Has anyone ever seen this happen before? Did you solve it? Did you figure out where it came from?

====EDITED====

Added mention of the hub to the original description since, judging from the comments below, it is the most likely source of the corruption! The tool we used to try and find the network issue appears to have added a new and worse network issue.

Best Answer

Anyway, more seriously, other perfectly valid packets were being corrupted by this data. IPv4 headers were getting bytes replaced with U bytes as well as there being data corruption which would cause the software to reject the data, even if the IP checksums didn't fail to match.

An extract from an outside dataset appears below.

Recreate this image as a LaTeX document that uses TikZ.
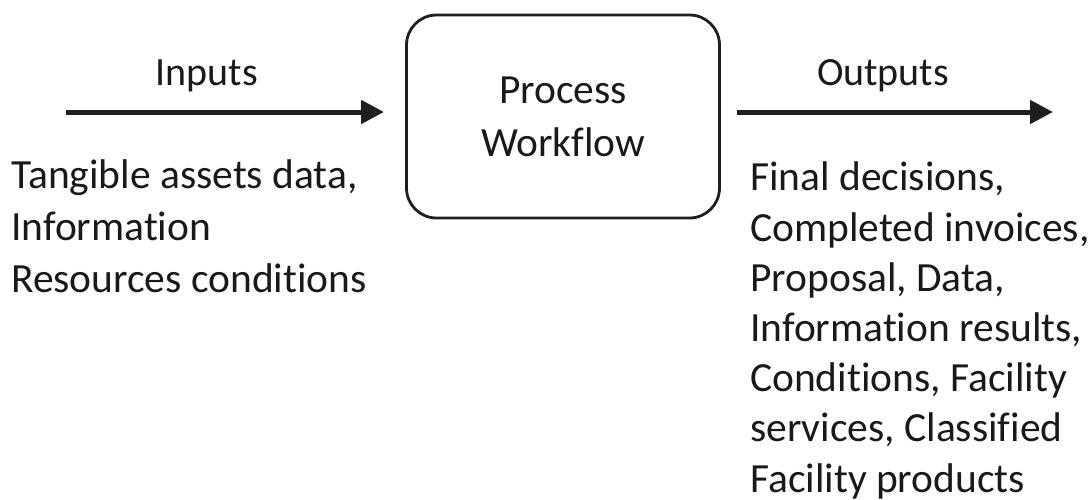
\documentclass[tikz,border=0pt]{standalone}
\usepackage{fontspec}
\setmainfont[Ligatures=NoCommon]{Carlito}
\usetikzlibrary{arrows.meta}
\begin{document}
\begin{tikzpicture}[x=1pt,y=-1pt,
  txt/.style={text=black!90, inner sep=0pt},
  flow/.style={line width=5pt, draw=black!88, -{Triangle[length=23pt,width=23pt]}},
  procbox/.style={draw=black!88, line width=2.8pt, rounded corners=30pt, minimum width=313pt, minimum height=203pt, align=center}]
\useasboundingbox (0,0) rectangle (1091,499);
\node[procbox, txt, font=\fontsize{41.5}{53}\selectfont] (pw) at (563,116.5) {Process\\Workflow};
\coordinate (inA) at (66,112);
\coordinate (inB) at (384,112);
\coordinate (outA) at (737,112);
\coordinate (outB) at (1053,112);
\draw[flow] (inA) -- (inB);
\draw[flow] (outA) -- (outB);
\node[txt, anchor=base, font=\fontsize{40}{50}\selectfont] (inlbl) at (207,85) {Inputs};
\node[txt, anchor=base, font=\fontsize{40}{50}\selectfont] (outlbl) at (883,85) {Outputs};
\node[txt, anchor=base west, align=left, font=\fontsize{41.5}{52}\selectfont] (intext) at (11,292) {Tangible assets data,\\Information\\Resources conditions};
\node[txt, anchor=base west, align=left, font=\fontsize{41.5}{50.2}\selectfont] (outtext) at (750,492) {Final decisions,\\Completed invoices,\\Proposal, Data,\\Information results,\\Conditions, Facility\\services, Classified\\Facility products};
\end{tikzpicture}
\end{document}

It's surprising that just alternating bits (U is ASCII 0x55 or 01010101b) actually make up valid Ethernet frames or even valid IP packets. If this corruption crawls into mainly intact frames/packets as well, it can only be caused by - most likely - a faulty switch (bad buffer memory) or a faulty host (NIC or RAM).

If frame data is corrupted in transport, on the cable, the FCS extremely likely fails to verify, making the very next switch drop that frame. However, if such a frame is transported through the network with a valid FCS, it must have been corrupted before that FCS was calculated, which mandates a defective switch or host.

You'll need to trace back that traffic. If the source MAC address isn't valid or can't be checked on intermediate (unmanaged) switches you'll need to trace your way back along the cables.